Worst Storm of My Life

Can’t we just pull off somewhere, I said as I was clutching the grab handle strenuously thinking I was going to die tonight. How the hell can you see anything?

The rain was pounding down with a furry. Turbulent winds were slamming us as we tried to make it further down the highway.

All that could be heard on the radio was take cover and stay off the roads if possible.

We were losing ground trying to keep ahead of the hurricane.

Cars were pulling off to the shoulder, but we kept going until we made it home safely.

Written for this weeks flash fiction challenge over at Carrot Ranch.

In 99 words (no more, no less), write a story about high winds. It can be on land, sea or in outer space. Who is facing the wind or protected from it? Go where the prompt leads!

Published by Susan Zutautas

A Canadian girl, born in Montreal, mother of three grown boys that lives with her husband in Ontario. Published author and poet. Loves to write flash fiction. Author of New In Town and two children's books which can be found on Amazon.

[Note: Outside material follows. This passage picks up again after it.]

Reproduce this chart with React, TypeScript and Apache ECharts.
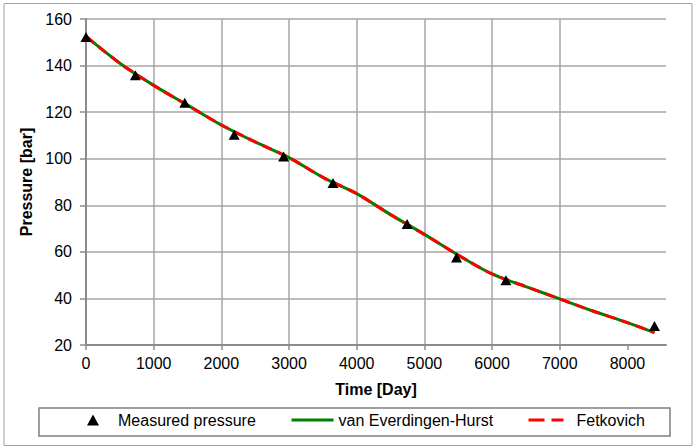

18 thoughts on “Worst Storm of My Life

  1. I was in Houston when a storm hit. We were going to a convention and couldn’t see 3 feet ahead of us. Winds periodically rocked the Isuzu Trooper, but we arrived at the parking garage okay. When we left several hours later, the same road we used to arrive there still had debris scattered on it. Downed trees and houses with roof damage gave us a clue as to what happened, but it was the radio announcer that said, “Tornadoes..”

    I looked it up on “Storm Tracks”: On November 21, 1992, a concentrated and very unique series of tornadoes struck the Houston, Texas metropolitan area. Six tornadoes occurred within Harris County from four tornadic storms. At one time, there were three tornadoes on the ground simultaneously in the same county! The most damaging tornado (F4) developed in the Channelview suburb, on the east side of Houston. This tornado began as a thin rope and widened dramatically into a wedge shape (3/4 of a mile wide) within two miles of its inception. I cannot recall such a slow moving, cluster outbreak of tornadoes this far south and this late in the season.

    Yep. Those are the things in life you don’t forget.